Relevant here is the distinction between capability computing and capacity computing, as defined by Graham et al.Capability computing is typically thought of as using the maximum computing power to solve a large problem in the shortest amount of time. Often a capability system is able to solve a problem of a size or complexity that no other computer can. Capacity computing in contrast is typically thought of as using efficient cost-effective computing power to solve somewhat large problems or many small problems or to prepare for a run on a capability system.

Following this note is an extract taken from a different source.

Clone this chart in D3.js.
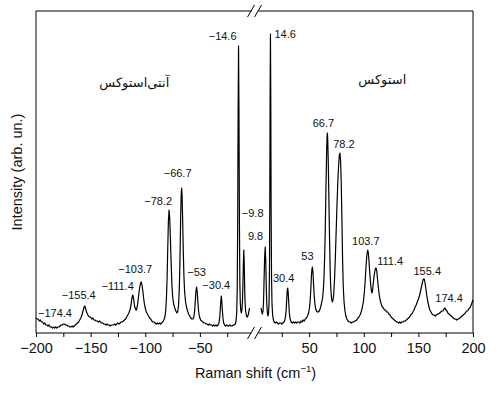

Supercomputer challenges, technologies

  • A supercomputer consumes large amounts of electrical power, almost all of which is converted into heat, requiring cooling. For example, Tianhe-1A consumes 4.04 Megawatts of electricity.[1] The cost to power and cool the system is usually one of the factors that limit the scalability of the system. (For example, 4MW at $0.10/KWh is $400 an hour or about $3.5 million per year).

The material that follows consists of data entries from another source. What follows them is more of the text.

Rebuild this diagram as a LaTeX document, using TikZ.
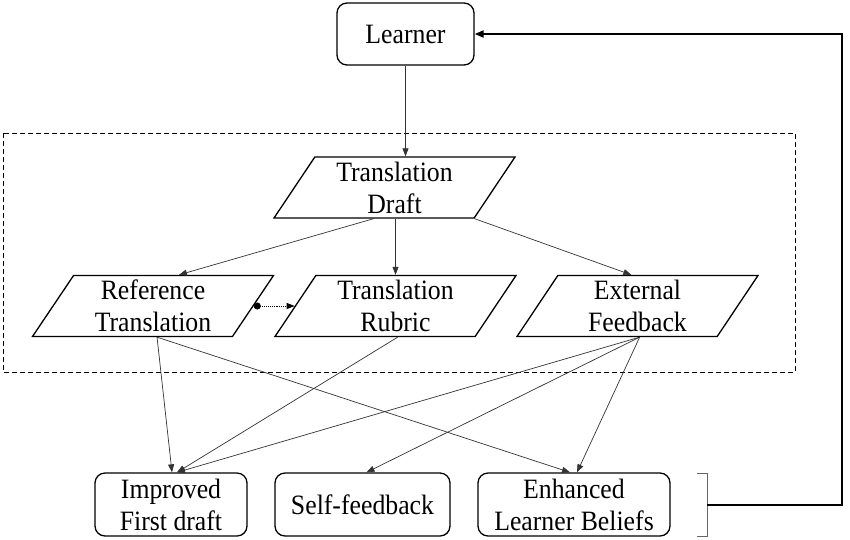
\documentclass[tikz,border=0pt]{standalone}
\usepackage{fontspec}
\setmainfont[FakeStretch=0.92]{Liberation Serif}
\usetikzlibrary{shapes.geometric,arrows.meta,calc}
\begin{document}
\begin{tikzpicture}[x=1pt,y=-1pt,
  txt/.style={font=\fontsize{28}{32}\selectfont, align=center, inner sep=0pt},
  rbox/.style={txt, draw, line width=1.3pt, rounded corners=10pt},
  para/.style={txt, draw, line width=1.3pt, trapezium, trapezium stretches body,
     trapezium left angle=51.7, trapezium right angle=128.3,
     minimum width=241pt, minimum height=61pt},
  conn/.style={line width=0.7pt, draw=black!80, -{Triangle[length=8pt,width=6pt]}},
]
\useasboundingbox (0,0) rectangle (850,539);
\draw[line width=0.9pt, dash pattern=on 5pt off 3pt] (3,133) rectangle (795,372);

\node[rbox, minimum width=137pt, minimum height=62pt] (learner) at (405.5,34) {Learner};
\node[para] (draft) at (394.5,187.5) {Translation\\Draft};
\node[para] (ref) at (153,306) {Reference\\Translation};
\node[para] (rubric) at (395.5,306) {Translation\\Rubric};
\node[para] (ext) at (637.5,306) {External\\Feedback};
\node[rbox, minimum width=152pt, minimum height=63pt] (improved) at (171,504.5) {Improved\\First draft};
\node[rbox, minimum width=175pt, minimum height=63pt] (self) at (362.5,504.5) {Self-feedback};
\node[rbox, minimum width=192pt, minimum height=63pt] (enh) at (574,504.5) {Enhanced\\Learner Beliefs};

\draw[conn] (learner.south) -- (learner.south |- draft.top side);
\draw[conn] (draft.bottom side) -- ([xshift=5pt]ref.top side);
\draw[conn] (draft.bottom side -| rubric.center) -- (rubric.top side -| rubric.center);
\draw[conn] (draft.bottom right corner) -- ([xshift=-27pt]ext.top side);

\draw[line width=0.9pt, densely dotted, {Circle[length=7pt]}-{Triangle[length=8pt,width=6pt]}]
  ($(ref.top right corner)!0.5!(ref.bottom right corner)$) -- (ref.center -| rubric.left side);

\draw[conn] ([xshift=25pt]ref.bottom side) -- ([xshift=1pt]improved.north);
\draw[conn] ([xshift=25pt]ref.bottom side) -- ([xshift=-4pt]enh.north);
\draw[conn] ([xshift=23pt]rubric.bottom side) -- ([xshift=6pt]improved.north);
\draw[conn] ([xshift=23pt]ext.bottom side) -- ([xshift=6pt]improved.north);
\draw[conn] ([xshift=23pt]ext.bottom side) -- ([xshift=4pt]self.north);
\draw[conn] ([xshift=23pt]ext.bottom side) -- ([xshift=3pt]enh.north);

\coordinate (bt) at (697,473);
\coordinate (bb) at (697,536);
\coordinate (bm) at (707,505);
\coordinate (corner) at (842,505);
\draw[line width=0.8pt, draw=black!60] (bt) -- (bt -| bm) -- (bb -| bm) -- (bb);
\draw[line width=2pt, -{Triangle[length=9pt,width=7pt]}] (bm) -- (corner) -- (corner |- learner.east) -- (learner.east);
\end{tikzpicture}
\end{document}
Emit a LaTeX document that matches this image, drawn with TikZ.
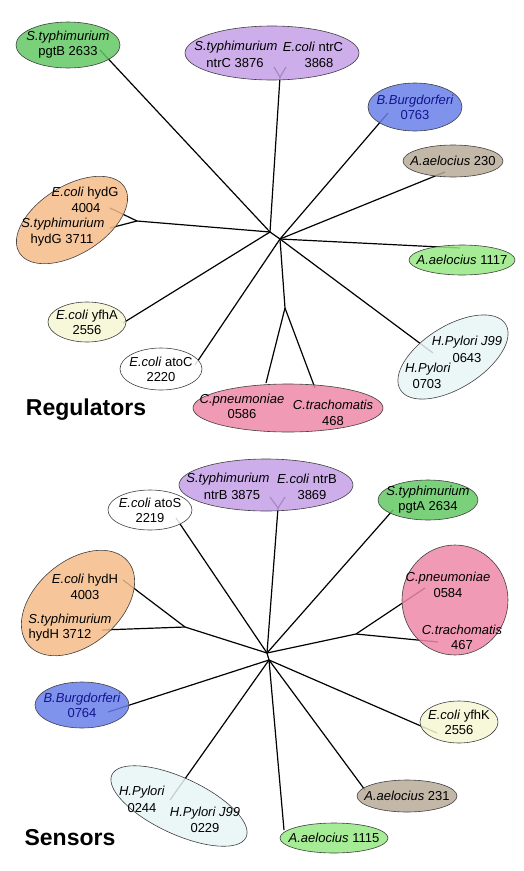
\documentclass[tikz,border=0pt]{standalone}
\usepackage{fontspec}
\setmainfont{Liberation Sans}
\usetikzlibrary{shapes.geometric,backgrounds}
\definecolor{sgreen}{RGB}{100,200,100}
\definecolor{lgreen}{RGB}{150,232,130}
\definecolor{lilac}{RGB}{196,160,232}
\definecolor{peach}{RGB}{244,188,136}
\definecolor{cream}{RGB}{246,246,212}
\definecolor{pale}{RGB}{232,244,244}
\definecolor{pinkc}{RGB}{238,136,168}
\definecolor{bblue}{RGB}{104,128,234}
\definecolor{taupe}{RGB}{184,170,152}
\definecolor{bbtext}{RGB}{20,20,140}
\newcommand{\leaffont}{\fontsize{13}{15}\selectfont}
\tikzset{
  leaf/.style={ellipse,draw=black!75,line width=.6pt,inner sep=0pt,fill opacity=.85,text opacity=1},
  lab/.style={inner sep=0pt,align=center,font=\leaffont},
  branch/.style={line width=1.2pt},
  treename/.style={inner sep=0pt,font=\bfseries\fontsize{23}{26}\selectfont}
}
\begin{document}
\begin{tikzpicture}[x=1pt,y=-1pt]
        \useasboundingbox (0,0) rectangle (523,871);
        % branch points, regulators
        \coordinate (hubA) at (270,232);
        \coordinate (hubB) at (280,239);
        \coordinate (ntrC-v) at (280,77);
        \coordinate (ntrC-l) at (274,67);
        \coordinate (ntrC-r) at (286,67);
        \coordinate (pgtB-e) at (100,50);
        \coordinate (hydG-n) at (137,221);
        \coordinate (hydG-a) at (110,208);
        \coordinate (hydG-b) at (110,228);
        \coordinate (yfhA-e) at (123,323);
        \coordinate (atoC-e) at (195,365);
        \coordinate (chl-n) at (285,308);
        \coordinate (cpn-e) at (266,383);
        \coordinate (ctr-e) at (315,388);
        \coordinate (bb-e) at (388,113);
        \coordinate (aa230-e) at (445,172);
        \coordinate (aa1117-e) at (460,248);
        \coordinate (hp-e) at (433,353);
        % branch points, sensors
        \coordinate (hubC) at (267,653);
        \coordinate (hubD) at (269,660);
        \coordinate (ntrB-v) at (278,508);
        \coordinate (ntrB-l) at (270,497);
        \coordinate (ntrB-r) at (285,497);
        \coordinate (atoS-e) at (176,518);
        \coordinate (pgtA-e) at (393,510);
        \coordinate (hydH-n) at (185,627);
        \coordinate (hydH-a) at (123,580);
        \coordinate (hydH-b) at (102,630);
        \coordinate (chl2-n) at (356,634);
        \coordinate (cpn2-e) at (425,588);
        \coordinate (ctr2-e) at (438,642);
        \coordinate (bb2-e) at (108,712);
        \coordinate (hp2-e) at (170,800);
        \coordinate (aa1115-e) at (284,830);
        \coordinate (aa231-e) at (365,790);
        \coordinate (yfhK-e) at (437,733);

        % regulators
        \node[leaf,fill=sgreen,minimum width=104,minimum height=46] (pgtB) at (68,45) {};
        \node[lab] (pgtB-t) at (pgtB) {\textit{S.typhimurium}\\pgtB 2633};
        \node[leaf,fill=lilac,minimum width=174,minimum height=54] (ntrC) at (272,53) {};
        \node[lab] (ntrC-t1) at (236,47) {\textit{S.typhimurium}};
        \node[lab] (ntrC-t2) at (235,63) {ntrC 3876};
        \node[lab] (ntrC-t3) at (313,47) {\textit{E.coli} ntrC};
        \node[lab] (ntrC-t4) at (319,63) {3868};
        \node[leaf,fill=peach,minimum width=124,minimum height=68,rotate=32] (hydG) at (72,220) {};
        \node[lab] (hydG-t1) at (85,193) {\textit{E.coli} hydG};
        \node[lab] (hydG-t2) at (86,208) {4004};
        \node[lab] (hydG-t3) at (63,224) {\textit{S.typhimurium}};
        \node[lab] (hydG-t4) at (62,240) {hydG 3711};
        \node[leaf,fill=cream,minimum width=78,minimum height=40] (yfhA) at (87,322) {};
        \node[lab] (yfhA-t) at (yfhA) {\textit{E.coli} yfhA\\2556};
        \node[leaf,fill=white,minimum width=82,minimum height=42] (atoC) at (161,369) {};
        \node[lab] (atoC-t) at (atoC) {\textit{E.coli} atoC\\2220};
        \node[leaf,fill=pinkc,minimum width=190,minimum height=48] (chl) at (288,408) {};
        \node[lab] (chl-t1) at (242,400) {\textit{C.pneumoniae}};
        \node[lab] (chl-t2) at (242,414) {0586};
        \node[lab] (chl-t3) at (333,405) {\textit{C.trachomatis}};
        \node[lab] (chl-t4) at (333,421) {468};
        \node[leaf,fill=bblue,minimum width=94,minimum height=48] (bb) at (415,107) {};
        \node[lab,text=bbtext] (bb-t) at (bb) {\textit{B.Burgdorferi}\\0763};
        \node[leaf,fill=taupe,minimum width=100,minimum height=32] (aa230) at (453,161) {};
        \node[lab] (aa230-t) at (aa230) {\textit{A.aelocius} 230};
        \node[leaf,fill=lgreen,minimum width=106,minimum height=30] (aa1117) at (462,260) {};
        \node[lab] (aa1117-t) at (aa1117) {\textit{A.aelocius} 1117};
        \node[leaf,fill=pale,minimum width=124,minimum height=62,rotate=32] (hp) at (453,357) {};
        \node[lab] (hp-t1) at (467,342) {\textit{H.Pylori J99}};
        \node[lab] (hp-t2) at (467,358) {0643};
        \node[lab] (hp-t3) at (428,369) {\textit{H.Pylori}};
        \node[lab] (hp-t4) at (427,384) {0703};
        \node[treename] (reg) at (86,410) {Regulators};

        % sensors
        \node[leaf,fill=lilac,minimum width=174,minimum height=52] (ntrB) at (266,485) {};
        \node[lab] (ntrB-t1) at (228,479) {\textit{S.typhimurium}};
        \node[lab] (ntrB-t2) at (232,495) {ntrB 3875};
        \node[lab] (ntrB-t3) at (307,479) {\textit{E.coli} ntrB};
        \node[lab] (ntrB-t4) at (312,495) {3869};
        \node[leaf,fill=white,minimum width=84,minimum height=40] (atoS) at (150,510) {};
        \node[lab] (atoS-t) at (atoS) {\textit{E.coli} atoS\\2219};
        \node[leaf,fill=sgreen,minimum width=100,minimum height=40] (pgtA) at (428,500) {};
        \node[lab] (pgtA-t) at (pgtA) {\textit{S.typhimurium}\\pgtA 2634};
        \node[leaf,fill=peach,minimum width=130,minimum height=84,rotate=40] (hydH) at (78,603) {};
        \node[lab] (hydH-t1) at (85,580) {\textit{E.coli} hydH};
        \node[lab] (hydH-t2) at (85,595) {4003};
        \node[lab] (hydH-t3) at (70,620) {\textit{S.typhimurium}};
        \node[lab] (hydH-t4) at (60,635) {hydH 3712};
        \node[leaf,fill=pinkc,minimum width=106,minimum height=110] (chl2) at (455,600) {};
        \node[lab] (chl2-t1) at (448,578) {\textit{C.pneumoniae}};
        \node[lab] (chl2-t2) at (448,593) {0584};
        \node[lab] (chl2-t3) at (462,630) {\textit{C.trachomatis}};
        \node[lab] (chl2-t4) at (462,645) {467};
        \node[leaf,fill=bblue,minimum width=94,minimum height=46] (bb2) at (82,705) {};
        \node[lab,text=bbtext] (bb2-t) at (bb2) {\textit{B.Burgdorferi}\\0764};
        \node[leaf,fill=pale,minimum width=148,minimum height=56,rotate=-25] (hp2) at (179,806) {};
        \node[lab] (hp2-t1) at (142,792) {\textit{H.Pylori}};
        \node[lab] (hp2-t2) at (142,808) {0244};
        \node[lab] (hp2-t3) at (205,813) {\textit{H.Pylori J99}};
        \node[lab] (hp2-t4) at (205,828) {0229};
        \node[leaf,fill=lgreen,minimum width=108,minimum height=30] (aa1115) at (334,838) {};
        \node[lab] (aa1115-t) at (aa1115) {\textit{A.aelocius} 1115};
        \node[leaf,fill=taupe,minimum width=100,minimum height=32] (aa231) at (407,796) {};
        \node[lab] (aa231-t) at (aa231) {\textit{A.aelocius} 231};
        \node[leaf,fill=cream,minimum width=78,minimum height=42] (yfhK) at (459,722) {};
        \node[lab] (yfhK-t) at (yfhK) {\textit{E.coli} yfhK\\2556};
        \node[treename] (sens) at (70,838) {Sensors};

        % tree branches, behind the leaves
        \begin{pgfonlayer}{background}
          \foreach \a/\b in {hubA/hubB,hubA/ntrC-v,hubA/pgtB-e,hubA/hydG-n,hydG-n/hydG-a,hydG-n/hydG-b,
                             hubA/yfhA-e,hubB/atoC-e,hubB/chl-n,chl-n/cpn-e,chl-n/ctr-e,hubB/bb-e,
                             hubB/aa230-e,hubB/aa1117-e,hubB/hp-e}
            \draw[branch] (\a) -- (\b);
          \draw[branch] (ntrC-l) -- (ntrC-v) -- (ntrC-r);
          \foreach \a/\b in {hubC/hubD,hubC/ntrB-v,hubC/atoS-e,hubC/pgtA-e,hubC/hydH-n,hydH-n/hydH-a,
                             hydH-n/hydH-b,hubC/chl2-n,chl2-n/cpn2-e,chl2-n/ctr2-e,hubD/bb2-e,
                             hubD/hp2-e,hubD/aa1115-e,hubD/aa231-e,hubD/yfhK-e}
            \draw[branch] (\a) -- (\b);
          \draw[branch] (ntrB-l) -- (ntrB-v) -- (ntrB-r);
        \end{pgfonlayer}
\end{tikzpicture}
\end{document}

  • Information cannot move faster than the speed of light between two parts of a supercomputer. For this reason, a supercomputer that is many meters across must have latencies between its components measured at least in the tens of nanoseconds. Seymour Cray's supercomputer designs attempted to keep cable runs as short as possible for this reason, hence the cylindrical shape of his Cray range of computers. In modern supercomputers built of many conventional CPUs running in parallel, latencies of 1–5 microseconds to send a message between CPUs are typical.
  • Supercomputers consume and produce massive amounts of data in a very short period of time. According to Ken Batcher, "A supercomputer is a device for turning compute-bound problems into I/O-bound problems." Much work on external storage bandwidth is needed to ensure that this information can be transferred quickly and stored/retrieved correctly.